# [Written problem]
The listing below must be repeated word for word, with its images excluded.

# [Dataset section]
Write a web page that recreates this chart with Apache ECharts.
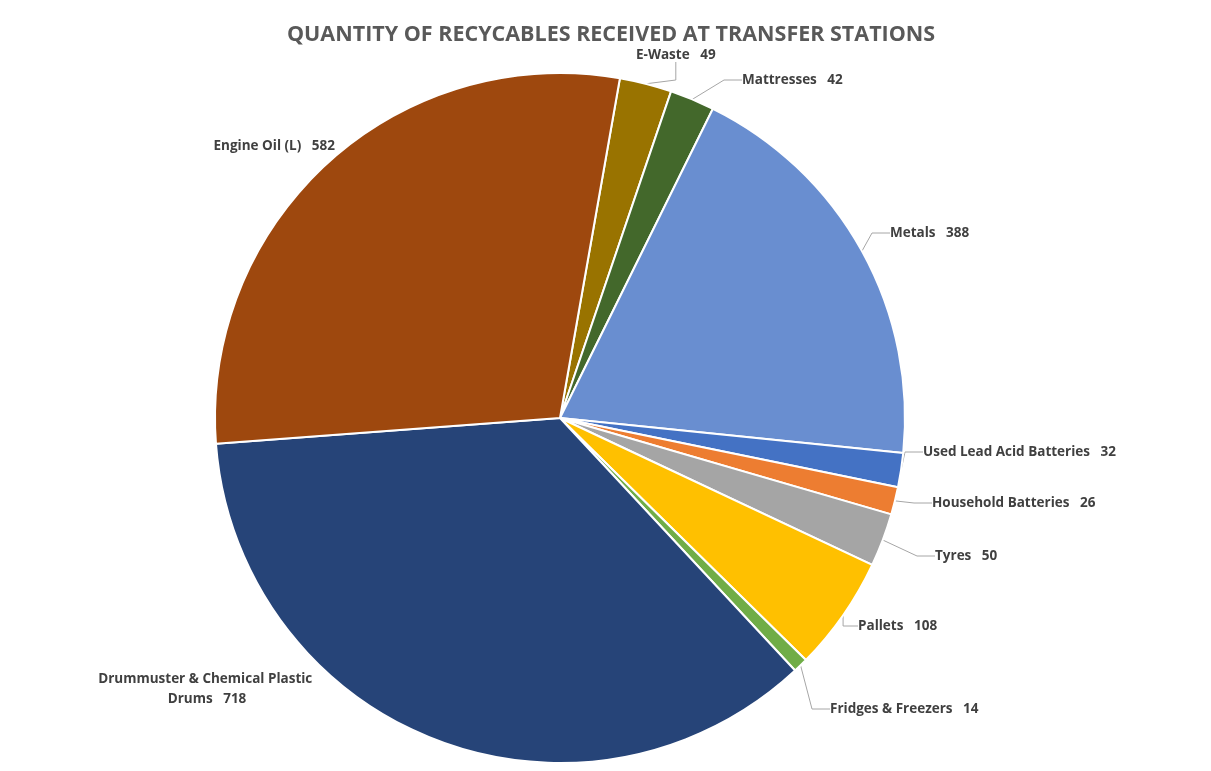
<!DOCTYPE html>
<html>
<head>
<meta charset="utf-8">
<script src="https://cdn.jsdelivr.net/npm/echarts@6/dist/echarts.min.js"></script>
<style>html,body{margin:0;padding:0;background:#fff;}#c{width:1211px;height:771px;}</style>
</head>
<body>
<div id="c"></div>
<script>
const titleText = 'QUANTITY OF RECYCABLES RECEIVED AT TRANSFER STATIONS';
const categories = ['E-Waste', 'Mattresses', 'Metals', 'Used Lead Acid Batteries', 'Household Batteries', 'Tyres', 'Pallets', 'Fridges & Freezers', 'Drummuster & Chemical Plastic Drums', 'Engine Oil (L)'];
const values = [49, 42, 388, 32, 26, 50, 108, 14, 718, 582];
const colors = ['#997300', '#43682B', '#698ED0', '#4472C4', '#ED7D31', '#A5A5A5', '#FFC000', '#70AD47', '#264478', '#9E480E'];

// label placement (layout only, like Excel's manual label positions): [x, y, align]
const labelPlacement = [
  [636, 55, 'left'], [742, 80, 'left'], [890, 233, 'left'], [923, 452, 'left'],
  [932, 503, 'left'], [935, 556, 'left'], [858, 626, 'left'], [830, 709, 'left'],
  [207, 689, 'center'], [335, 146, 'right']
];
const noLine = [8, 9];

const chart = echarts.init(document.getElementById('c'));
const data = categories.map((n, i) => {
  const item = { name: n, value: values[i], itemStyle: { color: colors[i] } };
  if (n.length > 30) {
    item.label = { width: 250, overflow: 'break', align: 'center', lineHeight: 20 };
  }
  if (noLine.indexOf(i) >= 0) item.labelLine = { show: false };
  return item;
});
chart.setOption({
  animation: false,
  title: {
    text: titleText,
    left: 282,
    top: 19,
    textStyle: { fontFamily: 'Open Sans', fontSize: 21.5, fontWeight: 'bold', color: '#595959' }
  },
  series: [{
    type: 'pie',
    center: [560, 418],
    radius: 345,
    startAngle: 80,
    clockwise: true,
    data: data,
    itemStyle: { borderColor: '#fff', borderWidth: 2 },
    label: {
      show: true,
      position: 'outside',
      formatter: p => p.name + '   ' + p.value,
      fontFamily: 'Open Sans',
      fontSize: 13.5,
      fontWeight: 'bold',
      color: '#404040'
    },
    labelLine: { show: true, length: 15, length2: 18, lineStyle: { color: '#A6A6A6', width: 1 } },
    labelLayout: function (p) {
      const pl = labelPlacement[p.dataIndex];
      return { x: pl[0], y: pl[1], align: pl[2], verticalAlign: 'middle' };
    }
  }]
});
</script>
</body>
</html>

# [Task answer]
Write a web page that recreates this chart with Apache ECharts.
<!DOCTYPE html>
<html>
<head>
<meta charset="utf-8">
<script src="https://cdn.jsdelivr.net/npm/echarts@6/dist/echarts.min.js"></script>
<style>html,body{margin:0;padding:0;background:#fff;}#c{width:1211px;height:771px;}</style>
</head>
<body>
<div id="c"></div>
<script>
const titleText = 'QUANTITY OF RECYCABLES RECEIVED AT TRANSFER STATIONS';
const categories = ['E-Waste', 'Mattresses', 'Metals', 'Used Lead Acid Batteries', 'Household Batteries', 'Tyres', 'Pallets', 'Fridges & Freezers', 'Drummuster & Chemical Plastic Drums', 'Engine Oil (L)'];
const values = [49, 42, 388, 32, 26, 50, 108, 14, 718, 582];
const colors = ['#997300', '#43682B', '#698ED0', '#4472C4', '#ED7D31', '#A5A5A5', '#FFC000', '#70AD47', '#264478', '#9E480E'];

// label placement (layout only, like Excel's manual label positions): [x, y, align]
const labelPlacement = [
  [636, 55, 'left'], [742, 80, 'left'], [890, 233, 'left'], [923, 452, 'left'],
  [932, 503, 'left'], [935, 556, 'left'], [858, 626, 'left'], [830, 709, 'left'],
  [207, 689, 'center'], [335, 146, 'right']
];
const noLine = [8, 9];

const chart = echarts.init(document.getElementById('c'));
const data = categories.map((n, i) => {
  const item = { name: n, value: values[i], itemStyle: { color: colors[i] } };
  if (n.length > 30) {
    item.label = { width: 250, overflow: 'break', align: 'center', lineHeight: 20 };
  }
  if (noLine.indexOf(i) >= 0) item.labelLine = { show: false };
  return item;
});
chart.setOption({
  animation: false,
  title: {
    text: titleText,
    left: 282,
    top: 19,
    textStyle: { fontFamily: 'Open Sans', fontSize: 21.5, fontWeight: 'bold', color: '#595959' }
  },
  series: [{
    type: 'pie',
    center: [560, 418],
    radius: 345,
    startAngle: 80,
    clockwise: true,
    data: data,
    itemStyle: { borderColor: '#fff', borderWidth: 2 },
    label: {
      show: true,
      position: 'outside',
      formatter: p => p.name + '   ' + p.value,
      fontFamily: 'Open Sans',
      fontSize: 13.5,
      fontWeight: 'bold',
      color: '#404040'
    },
    labelLine: { show: true, length: 15, length2: 18, lineStyle: { color: '#A6A6A6', width: 1 } },
    labelLayout: function (p) {
      const pl = labelPlacement[p.dataIndex];
      return { x: pl[0], y: pl[1], align: pl[2], verticalAlign: 'middle' };
    }
  }]
});
</script>
</body>
</html>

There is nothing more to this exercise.